We conduct discovery research before we build anything. Depending on the complexity of your problem space, this can take up to 2 to 3 months. As opposed to ‘requirements gathering’, this process involves actually visiting with users and prototyping to test out multiple concepts quickly before investing a lot of money in building something.

When we build, we aim to release early and often to real users in real life situations. Ultimately, the government’s investment should be measured in working software, not phase documents or milestones. Only working systems are of value to real constituents. Based on that premise, teams are only able to measure the success of a waterfall project after most costs have been incurred, because that is the first time working software is delivered. This is a huge risk. Agile projects allow the government to measure success at more regular intervals and if necessary make course corrections. The ability to measure and adapt reduces the overall risk to the project.

Not all of our projects are greenfield; sometimes we work on legacy systems. Incremental development is important in these situtations as well. Incremental development can allow end users to start seeing benefits even before the legacy system can be fully replaced. If a workflow is worth preserving, then portions of the old systems must be kept up until the new system is fully operational, no matter what approach is used. In a waterfall approach, the end user must wait many months or years to use the new system and see any benefit — and that’s assuming there are no problems with the rollout. With an agile approach, the end user could start seeing benefits in a shorter timeframe. Depending on the architecture of the legacy system, parts of it may even be able to be decommissioned and turned off before the full new system is in place to save money.

Having well-researched hypotheses beforehand allows us to be deliberate about what we build and why. Research continues throughout the agile process that we can test our hypotheses and pivot when needed. Since our work is centered around user research and user feedback, it’s important to develop participant recruiting strategies, and a research and feedback cadence that will work within the constraints of your agile process, and to ensure that the team is staffed appropriately.

A common pitfall is expecting agile to be a silver bullet to all that ails software development, and to expect agile to eliminate all project risks.
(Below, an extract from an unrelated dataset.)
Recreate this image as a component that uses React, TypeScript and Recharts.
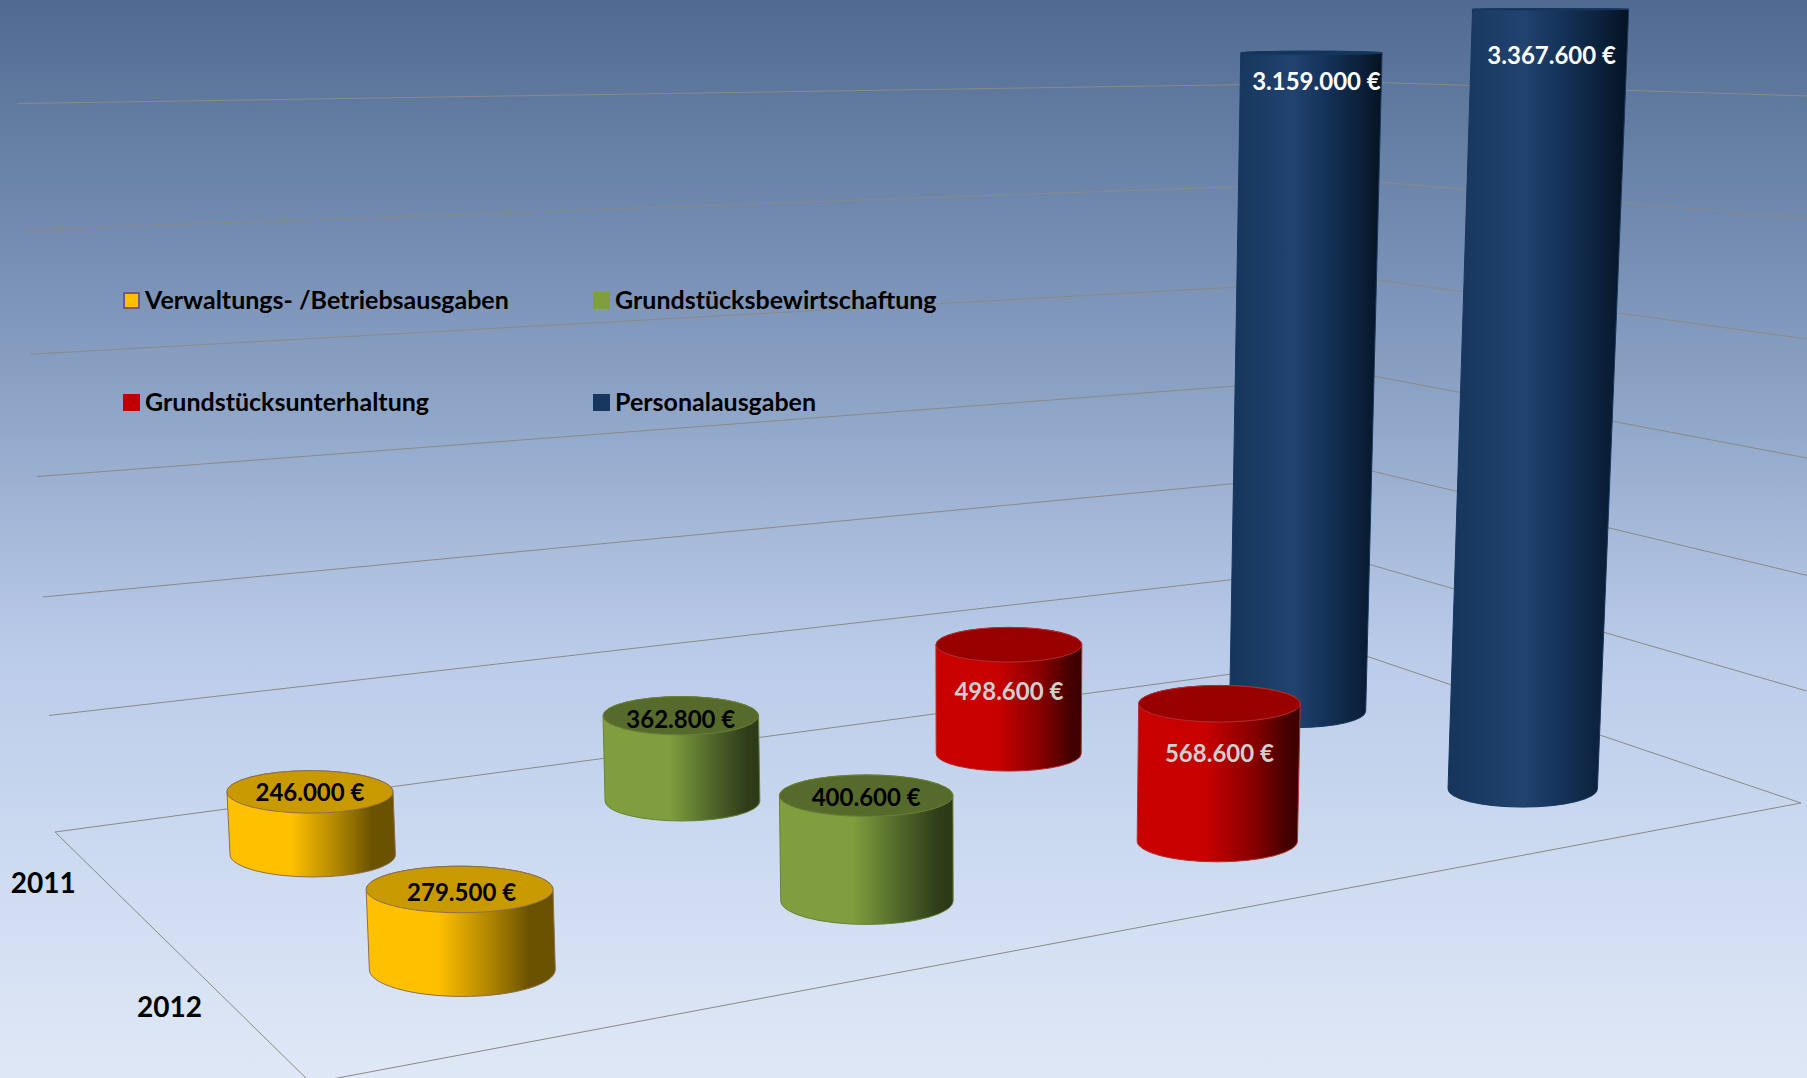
import React from "react";
import { ComposedChart, Bar, XAxis, YAxis, CartesianGrid, Legend, LabelList } from "recharts";

const YEARS = ["2011", "2012"];
const VERWALTUNG = [246000, 279500];
const BEWIRTSCHAFTUNG = [362800, 400600];
const UNTERHALTUNG = [498600, 568600];
const PERSONAL = [3159000, 3367600];
const VALUE_TICKS = [0, 500000, 1000000, 1500000, 2000000, 2500000, 3000000];
const LEGEND_ORDER = ["Verwaltungs- /Betriebsausgaben", "Grundstücksbewirtschaftung", "Grundstücksunterhaltung", "Personalausgaben"];

const rows = YEARS.map((year, i) => ({
  year,
  verwaltung: VERWALTUNG[i],
  bewirtschaftung: BEWIRTSCHAFTUNG[i],
  unterhaltung: UNTERHALTUNG[i],
  personal: PERSONAL[i],
}));

const W = 1807;
const H = 1078;
const MARGIN_V = 99;
const PLOT_BOTTOM = H - MARGIN_V;
const FONT = "Lato, 'Open Sans', sans-serif";

// Perspective of the floor: corners back-left, back-right, front-right, front-left
const Q = [[55, 832], [1366, 668], [1801, 803], [311, 1083]];
const homography = (() => {
  const [[x0, y0], [x1, y1], [x2, y2], [x3, y3]] = Q;
  const dx1 = x1 - x2, dx2 = x3 - x2, sx = x0 - x1 + x2 - x3;
  const dy1 = y1 - y2, dy2 = y3 - y2, sy = y0 - y1 + y2 - y3;
  const den = dx1 * dy2 - dx2 * dy1;
  const g = (sx * dy2 - dx2 * sy) / den;
  const h = (dx1 * sy - sx * dy1) / den;
  return { a: x1 - x0 + g * x1, b: x3 - x0 + h * x3, c: x0, d: y1 - y0 + g * y1, e: y3 - y0 + h * y3, f: y0, g, h };
})();
function floorPoint(u: number, v: number) {
  const m = homography;
  const den = 1 + m.g * u + m.h * v;
  return { x: (m.a * u + m.b * v + m.c) / den, y: (m.d * u + m.e * v + m.f) / den - 12 * u * (1 - v), den };
}
function raise(p: { x: number; y: number; den: number }, px: number) {
  let h = px / Math.pow(p.den, 0.93);
  h = h * (1 + h * (p.x - 625) * 7e-8);
  return { x: p.x + h * (p.x - 980) * 6.6e-5, y: p.y - h, h };
}
function raiseWall(p: { x: number; y: number; den: number }, px: number) {
  const h0 = px / Math.pow(p.den, 0.95);
  const h = h0 * (0.919 + (p.x - 55) * 5.1e-5 + h0 * (6.2e-5 + (p.x - 55) * 1.66e-8));
  return { x: p.x + h * (p.x - 980) * 5.6e-5, y: p.y - h };
}
// Bar position inside its category band -> place on the floor
function locate(x: number, width: number) {
  const xc = x + width / 2;
  const band = W / YEARS.length;
  const row = Math.min(YEARS.length - 1, Math.floor(xc / band));
  const frac = 1 - (xc - row * band) / band;
  const u = frac - 0.0355 + 0.088 * (frac - 0.62) ** 2;
  const v = (row + 0.5) / YEARS.length;
  const p = floorPoint(u, v);
  return { ...p, x: p.x + 18 * (v - 0.36) + (7 - 13 * u) * 1.15 * ((0.75 - v) / 0.5) };
}
function geometry(x: number, width: number, height: number) {
  const base = locate(x, width);
  const top = raise(base, height);
  const rb = (83 / Math.pow(base.den, 0.9)) * (1 + (base.x - 900) * 3e-5);
  const rt = rb * (1 + top.h * 5.8e-5);
  const ryb = rb * Math.max(0.24, 0.29 - (base.den - 0.87) * 0.17);
  const ryt = rt * 0.28 * Math.max(0.03, 1 - top.h / 720);
  return { base, top, rb, rt, ryb, ryt };
}

type Skin = { id: string; stops: [number, string][]; cap: string; edge: string };
const SKIN_YELLOW: Skin = { id: "g-y", cap: "#C89A00", edge: "#8C6E50", stops: [[0, "#FFC000"], [0.38, "#FFC000"], [0.68, "#A88000"], [0.86, "#6B5200"], [1, "#6B5200"]] };
const SKIN_GREEN: Skin = { id: "g-g", cap: "#566B2B", edge: "#6C8038", stops: [[0, "#7F9F3F"], [0.42, "#7F9F3F"], [0.72, "#4C6128"], [0.92, "#2E3C18"], [1, "#2C3A17"]] };
const SKIN_RED: Skin = { id: "g-r", cap: "#990000", edge: "#B03030", stops: [[0, "#C80000"], [0.42, "#C80000"], [0.72, "#860000"], [0.92, "#450000"], [1, "#3C0000"]] };
const SKIN_BLUE: Skin = { id: "g-b", cap: "#15345A", edge: "#17375E", stops: [[0, "#15355B"], [0.42, "#22436F"], [0.62, "#15335A"], [0.88, "#0A1E36"], [1, "#051322"]] };

function cylinder(skin: Skin) {
  return (props: any) => {
    const { x, width, height } = props;
    if (!height) return null;
    const { base, top, rb, rt, ryb, ryt } = geometry(x, width, height);
    const d = `M${top.x - rt},${top.y} L${base.x - rb},${base.y} A${rb},${ryb} 0 0 0 ${base.x + rb},${base.y} L${top.x + rt},${top.y} A${rt},${ryt} 0 0 0 ${top.x - rt},${top.y} Z`;
    return (
      <g>
        <defs>
          <linearGradient id={skin.id} x1="0" y1="0" x2="1" y2="0">
            {skin.stops.map(([o, c]) => <stop key={o} offset={o} stopColor={c} />)}
          </linearGradient>
        </defs>
        <path d={d} fill={`url(#${skin.id})`} stroke={skin.edge} strokeWidth={1} />
        <ellipse cx={top.x} cy={top.y} rx={rt} ry={ryt} fill={skin.cap} stroke={skin.edge} strokeWidth={1} />
      </g>
    );
  };
}

function valueLabel(color: string, drops: number[], shifts: number[] = [0, 0]) {
  return (props: any) => {
    const { x, width, height, value, index } = props;
    const { top } = geometry(x, width, height);
    return (
      <text x={top.x + shifts[index]} y={top.y + drops[index]} textAnchor="middle" dominantBaseline="central" fill={color}
        fontFamily={FONT} fontWeight={700} fontSize={24}>
        {`${Number(value).toLocaleString("de-DE")} €`}
      </text>
    );
  };
}

function wallLine(props: any) {
  const h = PLOT_BOTTOM - props.y1;
  const key = `wall-${props.y1}`;
  const corners = [floorPoint(0, 0), floorPoint(1, 0), floorPoint(1, 1)];
  const pts = corners.map((p) => raiseWall(p, h));
  const front = floorPoint(0, 1);
  const extra = h < 1 ? ` M${corners[0].x},${corners[0].y} L${front.x},${front.y} L${corners[2].x},${corners[2].y}` : "";
  const d = `M${pts[0].x},${pts[0].y} L${pts[1].x},${pts[1].y} L${pts[2].x},${pts[2].y}${extra}`;
  return <path key={key} d={d} fill="none" stroke="#8A8A84" strokeWidth={1} />;
}

function YearTick(props: any) {
  const { index, payload } = props;
  const p = floorPoint(0, (index + 0.5) / YEARS.length);
  return (
    <text x={p.x - 64} y={p.y - 1} textAnchor="middle" dominantBaseline="central" fill="#000"
      fontFamily={FONT} fontWeight={700} fontSize={28}>
      {payload.value}
    </text>
  );
}

function LegendBox(props: any) {
  const items = [...(props.payload ?? [])].sort((a: any, b: any) => LEGEND_ORDER.indexOf(a.value) - LEGEND_ORDER.indexOf(b.value));
  return (
    <div style={{ display: "grid", gridTemplateColumns: "470px 440px", gridAutoRows: "102px", fontFamily: FONT, fontWeight: 700, fontSize: 25, color: "#000" }}>
      {items.map((it: any) => (
        <div key={it.value} style={{ display: "flex", alignItems: "flex-start", height: 34, lineHeight: "34px" }}>
          <span style={{ width: 13, height: 13, margin: "10px 5px 0 0", background: it.color, border: `2px solid ${it.color === "#FFC000" ? "#6E5A8C" : it.color}`, flex: "none", boxSizing: "content-box" }} />
          <span style={{ whiteSpace: "nowrap" }}>{it.value}</span>
        </div>
      ))}
    </div>
  );
}

export default function App() {
  return (
    <div style={{
      position: "absolute", left: 0, top: 0, width: W, height: H, overflow: "hidden",
      background: "linear-gradient(180deg, #506A91 0%, #8BA2C5 36%, #BACBE9 60%, #CBD9F0 78%, #DFE8F6 100%)",
    }}>
      <ComposedChart width={W} height={H} data={rows} barCategoryGap={0} barGap={0}
        margin={{ top: MARGIN_V, right: 0, bottom: MARGIN_V - 1, left: 0 }}>
        <CartesianGrid vertical={false} horizontal={wallLine as any} horizontalValues={VALUE_TICKS} />
        <XAxis dataKey="year" height={1} axisLine={false} tickLine={false} tick={<YearTick />} interval={0} />
        <YAxis width={0} hide domain={[0, 3500000]} ticks={VALUE_TICKS} />
        <Legend layout="horizontal" verticalAlign="middle" content={<LegendBox />}
          wrapperStyle={{ left: 123, top: 282, width: 920 }} />
        <Bar dataKey="personal" name="Personalausgaben" fill="#17375E" isAnimationActive={false} shape={cylinder(SKIN_BLUE) as any}>
          <LabelList dataKey="personal" content={valueLabel("#FFFFFF", [28, 45], [5, 1]) as any} />
        </Bar>
        <Bar dataKey="unterhaltung" name="Grundstücksunterhaltung" fill="#C00000" isAnimationActive={false} shape={cylinder(SKIN_RED) as any}>
          <LabelList dataKey="unterhaltung" content={valueLabel("#D0D0D0", [46, 49]) as any} />
        </Bar>
        <Bar dataKey="bewirtschaftung" name="Grundstücksbewirtschaftung" fill="#7F9F3F" isAnimationActive={false} shape={cylinder(SKIN_GREEN) as any}>
          <LabelList dataKey="bewirtschaftung" content={valueLabel("#000000", [3, 1]) as any} />
        </Bar>
        <Bar dataKey="verwaltung" name="Verwaltungs- /Betriebsausgaben" fill="#FFC000" isAnimationActive={false} shape={cylinder(SKIN_YELLOW) as any}>
          <LabelList dataKey="verwaltung" content={valueLabel("#000000", [0, 2], [0, 2]) as any} />
        </Bar>
      </ComposedChart>
    </div>
  );
}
We've seen teams try agile and, when the practices fail to eliminate all the challenges, write off agile entirely, claiming "agile doesn't work." In reality, agile does not eliminate risk completely; it provides techniques to manage risk more effectively than traditional waterfall processes. Unlike waterfall, agile accepts that the unknowns will lead to change. Agile treats change as an integral part of the process, as opposed to exceptions that need to be resolved via change control mechanisms. This enables agile teams to manage risk by allowing change to drive course corrections. However, some agile adoptions focus on the ceremonies as opposed to the intent. Incomplete, incorrect, or uninformed adoption of agile techniques can lead to an ineffective process we call “agilefall.” 18F has written a blog post about how to avoid this pitfall. Effective agile adoption will enable an organization to be nimble and respond effectively to the inevitable change that arises during software development.